Global tourism up 4%, led by South America

WORLDWIDE International tourist arrivals grew 4% during the first two months of 2011, consolidating the 7% rebound registered in 2010.

According to the UNWTO, growth was positive in all world subregions during January and February, with the exception of the Middle East and North Africa. South America and South Asia each posted 15% growth, followed by Sub-Saharan Africa (13%) and Central and Eastern Europe (12%).

Worldwide, international tourist arrivals surpassed 124 million in the first two months of 2011, up from 119 million in the same period of 2010, with emerging economies continuing to grow at a faster pace than advanced ones, 6% compared to 4%.

Asia Pacific, the region with one of the fastest growth rates in 2010, saw its pace of growth slow to 6%. Results were better than expected for Europe (up 6%), boosted by the recovery of Central and Eastern Europe and the redistribution of travel to destinations in Southern and Mediterranean Europe due to developments in North Africa and the Middle East, which were down 9% and 10%, respectively. The Americas (up 5%) was in line with the world average, with strong results for South America and the Caribbean, but rather weaker growth in North and Central America.

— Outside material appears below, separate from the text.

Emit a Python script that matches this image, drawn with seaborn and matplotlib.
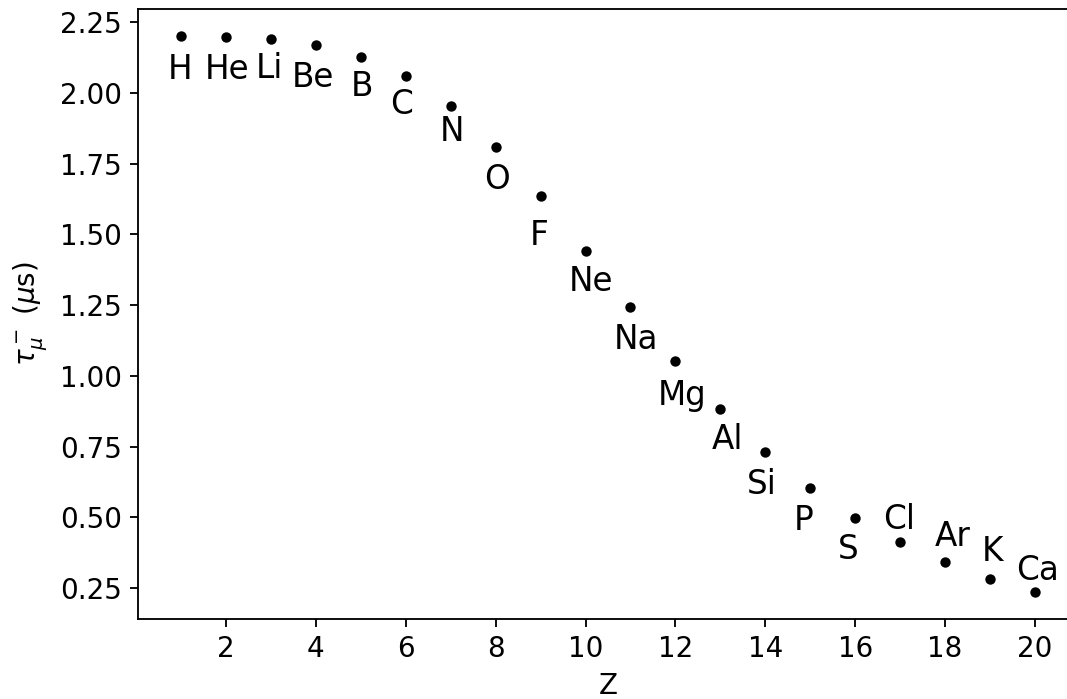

“These results confirm that in spite of several challenges, the recovery of international tourism which was remarkably strong last year is consolidating,” says UNWTO Secretary-General Taleb Rifai. “News is especially positive for emerging economies and developing countries, particularly for Africa, where tourism is increasingly recognized as a driver of development, exports and jobs.”

According to the forecast prepared by UNWTO at the beginning of the year, international tourist arrivals are projected to increase by 4% to 5% in 2011. The impact of recent developments in North Africa and the Middle East, as well as the tragic earthquake and tsunami that hit Japan in March, are not expected to substantially affect this projected growth.

Results for Northeast Asia, North Africa and the Middle East are below initial forecasts, but destinations in Europe and South America are so far performing better than anticipated. On the whole, and as in previous similar situations, a temporary redistribution of traffic, together with an increase in intraregional travel as opposed to interregional, is likely to occur.

“Although recent developments in North Africa and the Middle East and the terrible events in Japan will affect the results of their respective regions, overall growth in international tourism should not be significantly impacted,” Rifai says. “Moreover, the fall in demand in Tunisia, Egypt and Japan is expected to have bottomed out, and the recovery of these important destinations will surely be consolidated during the year.”